Add in the reports, as covered earlier by Archie, that the team has turned down four different teams on trade offers for Mike Jenkins. While it is not always the wisest course to take the pronouncements from the front office at face value, there has been a steady litany that Jenkins will not be traded because the Cowboys need him worse than anyone else. He is seen as insurance for injury or a bridge for Morris Claiborne to learn the NFL game. Meanwhile, Jenkins is giving every sign of not being very happy about the situation. An argument could be made that getting a good deal for Mike would be the best way to go, given the risk of him being a distraction in the locker room. This video from last season doesn't exactly give me a warm fuzzy, although this was admittedly at the lowest point of the season for the Cowboys, right after they lost the second game with the New York Giants.
Still, I wonder. Whose decision is this? Is Jason Garrett on board with this, or is Jerry Jones throwing his weight around? Is this a hard and fast decision to keep Jenkins, or will Jerry back off as the season approaches if the team gets a really good offer (like a second round pick, however unlikely that may be)? Word is that the Indianapolis Colts plan to keep the offer on the table. Word is also that the offer doesn't matter, and that word is coming from Jerry Jones' mouth.
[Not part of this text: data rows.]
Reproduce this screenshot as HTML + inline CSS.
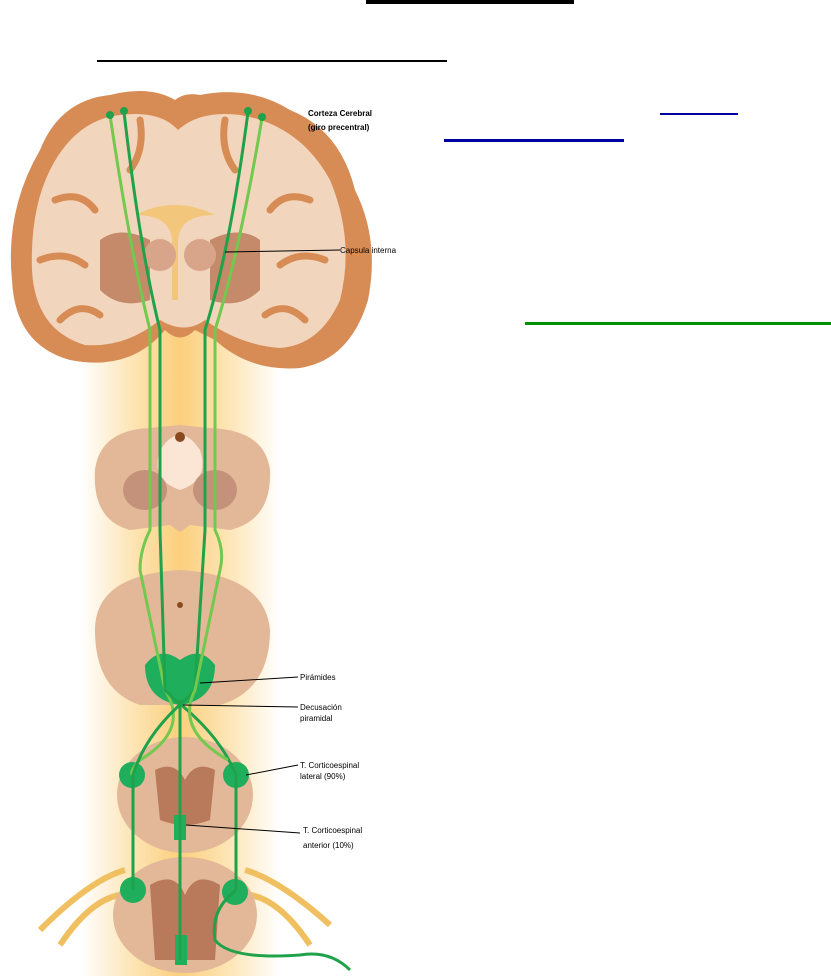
<!DOCTYPE html>
<html><head><meta charset="utf-8"><style>
body{margin:0;width:831px;height:976px;background:#fff;position:relative;overflow:hidden;font-family:"Liberation Sans",sans-serif}
.l{position:absolute}
</style></head><body>
<div class="l" style="left:366px;top:0;width:208px;height:4px;background:#000"></div>
<div class="l" style="left:97px;top:60px;width:350px;height:2px;background:#000"></div>
<div class="l" style="left:660px;top:113px;width:78px;height:2px;background:#0000a0"></div>
<div class="l" style="left:444px;top:139px;width:180px;height:3px;background:#0000a0"></div>
<div class="l" style="left:525px;top:322px;width:306px;height:3px;background:#009000"></div>
<svg class="l" style="left:0;top:89px" width="440" height="887" viewBox="0 89 440 887">
<defs>
<linearGradient id="g" x1="0" x2="1"><stop offset="0" stop-color="#fff"/><stop offset=".25" stop-color="#fde6b8"/><stop offset=".5" stop-color="#fbcf7c"/><stop offset=".75" stop-color="#fde6b8"/><stop offset="1" stop-color="#fff"/></linearGradient>
</defs>
<rect x="80" y="300" width="200" height="676" fill="url(#g)"/>
<!-- brain -->
<path d="M40 150 Q60 100 110 95 Q150 85 175 100 Q185 92 200 95 Q250 85 290 110 Q340 130 355 190 Q380 240 368 300 Q350 360 300 368 Q250 372 215 340 L195 330 Q180 345 165 330 Q130 372 70 360 Q15 345 12 280 Q5 210 40 150Z" fill="#d88c55"/>
<path d="M50 170 Q75 120 120 115 Q160 110 178 130 Q200 110 240 115 Q300 125 330 180 Q355 240 340 300 Q320 345 280 348 Q240 345 205 320 Q185 335 160 320 Q125 348 85 345 Q35 330 32 270 Q30 210 50 170Z" fill="#f2d5bd"/>
<g stroke="#d88c55" stroke-width="7" fill="none" stroke-linecap="round">
<path d="M55 200 Q80 190 95 210"/><path d="M40 260 Q65 250 85 265"/><path d="M60 320 Q80 300 100 315"/>
<path d="M310 200 Q285 190 270 210"/><path d="M325 260 Q300 250 280 265"/><path d="M305 320 Q285 300 265 315"/>
<path d="M140 120 Q145 150 130 170"/><path d="M225 120 Q220 150 235 170"/>
</g>
<path d="M100 240 Q120 225 150 240 L150 300 Q120 310 100 290Z" fill="#c48a6a"/>
<path d="M260 240 Q240 225 210 240 L210 300 Q240 310 260 290Z" fill="#c48a6a"/>
<path d="M135 215 Q175 195 215 215 Q180 215 178 240 L178 300 L172 300 L172 240 Q170 215 135 215Z" fill="#f2c77c"/>
<circle cx="160" cy="255" r="16" fill="#d9a58a"/><circle cx="200" cy="255" r="16" fill="#d9a58a"/>
<!-- midbrain -->
<path d="M95 470 Q100 430 150 428 L180 425 L210 428 Q265 430 270 470 Q272 520 230 530 L190 525 L180 532 L170 525 L130 530 Q92 520 95 470Z" fill="#e3b898"/>
<path d="M160 450 Q180 420 200 450 Q210 480 180 490 Q150 480 160 450Z" fill="#fbe5d5"/>
<circle cx="180" cy="437" r="5" fill="#8a4a20"/>
<ellipse cx="145" cy="490" rx="22" ry="20" fill="#c4917a"/><ellipse cx="215" cy="490" rx="22" ry="20" fill="#c4917a"/>
<!-- medulla -->
<path d="M95 630 Q95 575 180 570 Q265 575 270 630 Q270 690 220 705 L140 705 Q95 690 95 630Z" fill="#e3b898"/>
<circle cx="180" cy="605" r="3" fill="#8a4a20"/>
<path d="M145 665 Q160 645 180 660 Q200 645 215 665 Q215 700 180 705 Q145 700 145 665Z" fill="#1fae5c"/>
<!-- cord 1 -->
<ellipse cx="185" cy="795" rx="68" ry="58" fill="#e3b898"/>
<path d="M155 770 Q175 760 185 780 Q195 760 215 770 L210 820 Q185 830 160 820Z" fill="#b87a5a"/>
<circle cx="132" cy="775" r="13" fill="#1fae5c"/><circle cx="236" cy="775" r="13" fill="#1fae5c"/>
<rect x="174" y="815" width="12" height="25" fill="#1fae5c"/>
<!-- cord 2 -->
<path d="M60 945 Q90 900 120 895 M310 945 Q280 900 250 895 M40 930 Q90 880 125 870 M330 925 Q280 880 245 870" stroke="#f0c060" stroke-width="6" fill="none"/>
<ellipse cx="185" cy="915" rx="72" ry="58" fill="#e3b898"/>
<path d="M150 885 Q175 870 185 895 Q195 870 220 885 L215 960 L155 960Z" fill="#b87a5a"/>
<circle cx="133" cy="890" r="13" fill="#1fae5c"/><circle cx="235" cy="892" r="13" fill="#1fae5c"/>
<rect x="175" y="935" width="12" height="30" fill="#1fae5c"/>
<!-- tracts -->
<g fill="none" stroke-width="3">
<path d="M110 115 Q130 250 150 330 L150 530 Q140 550 140 570 L165 690 Q190 730 140 760 Q130 770 132 775" stroke="#73c84e"/>
<path d="M124 112 Q140 250 160 330 L160 530 L165 690 L175 700 Q220 735 236 775 L236 890" stroke="#1fa24a"/>
<path d="M248 112 Q230 250 205 330 L205 530 L195 690 L185 700 Q145 735 133 775 L133 890" stroke="#1fa24a"/>
<path d="M262 118 Q240 250 215 330 L215 530 Q225 550 220 570 L195 690 Q175 730 228 760" stroke="#73c84e"/>
<path d="M180 700 L180 960 M236 890 Q210 910 215 940 Q230 960 300 955 Q330 950 350 970" stroke="#1fa24a"/>
</g>
<g fill="#1fa24a"><circle cx="110" cy="115" r="4"/><circle cx="124" cy="111" r="4"/><circle cx="248" cy="111" r="4"/><circle cx="262" cy="117" r="4"/></g>
<g stroke="#000" stroke-width="1">
<line x1="225" y1="252" x2="340" y2="250"/>
<line x1="200" y1="683" x2="298" y2="677"/>
<line x1="183" y1="705" x2="298" y2="707"/>
<line x1="246" y1="775" x2="298" y2="765"/>
<line x1="186" y1="825" x2="300" y2="833"/>
</g>
<g font-family="Liberation Sans, sans-serif" font-size="8" fill="#000">
<text x="308" y="116" font-weight="bold">Corteza Cerebral</text>
<text x="308" y="130" font-weight="bold">(giro precentral)</text>
<text x="340" y="253">Capsula interna</text>
<text x="300" y="680">Pirámides</text>
<text x="300" y="710">Decusación</text>
<text x="300" y="721">piramidal</text>
<text x="300" y="768">T. Corticoespinal</text>
<text x="300" y="779">lateral (90%)</text>
<text x="303" y="833">T. Corticoespinal</text>
<text x="303" y="848">anterior (10%)</text>
</g>
</svg>
</body></html>
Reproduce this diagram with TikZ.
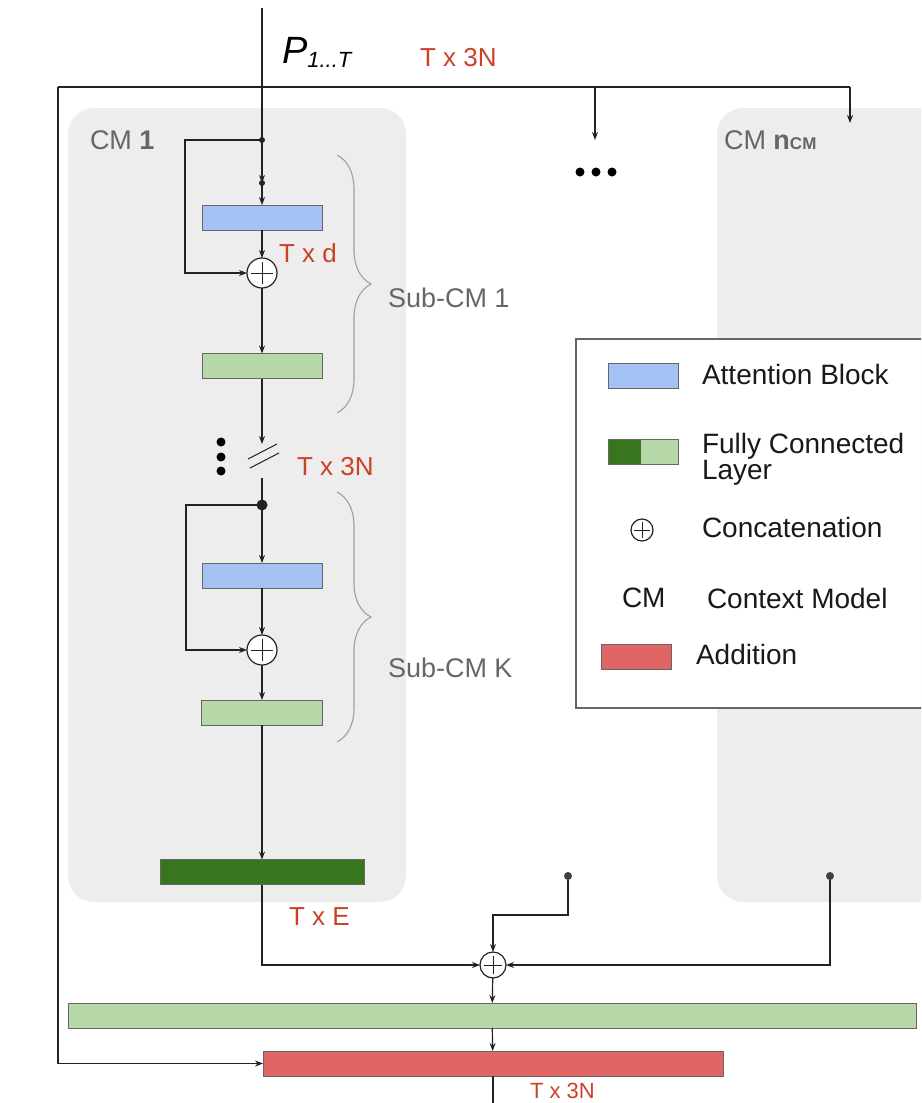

Maybe I am seeing this too seriously. But for the first time in a long time, I am very concerned about just what is going on with the team. I have built my hopes for the Cowboys as much on Jason Garrett having the controls firmly in his hands as much as I have on the talent of the new players, and it does not sit well with me to see signs that Jerry may be wanting to start reasserting himself so he can try to make one last run at the Lombardi. He turns 70 this year, and that personal window may well be the most important one.
I hope I am wrong, or that this will work itself out. Maybe one player is not that big an issue. Maybe a few weeks into training camp, the staff may have a very different opinion of what to do with Mike. Or maybe he will put out a big effort to get a big contract next year. I just am very concerned over the possibility of going for it all this year without regard for what it could cost.
I am still worried. I think the team can handle any outside attack, no matter what John Mara and Roger Goodell can cook up. But internal divisions can be fatal. I will be watching this with my fingers crossed.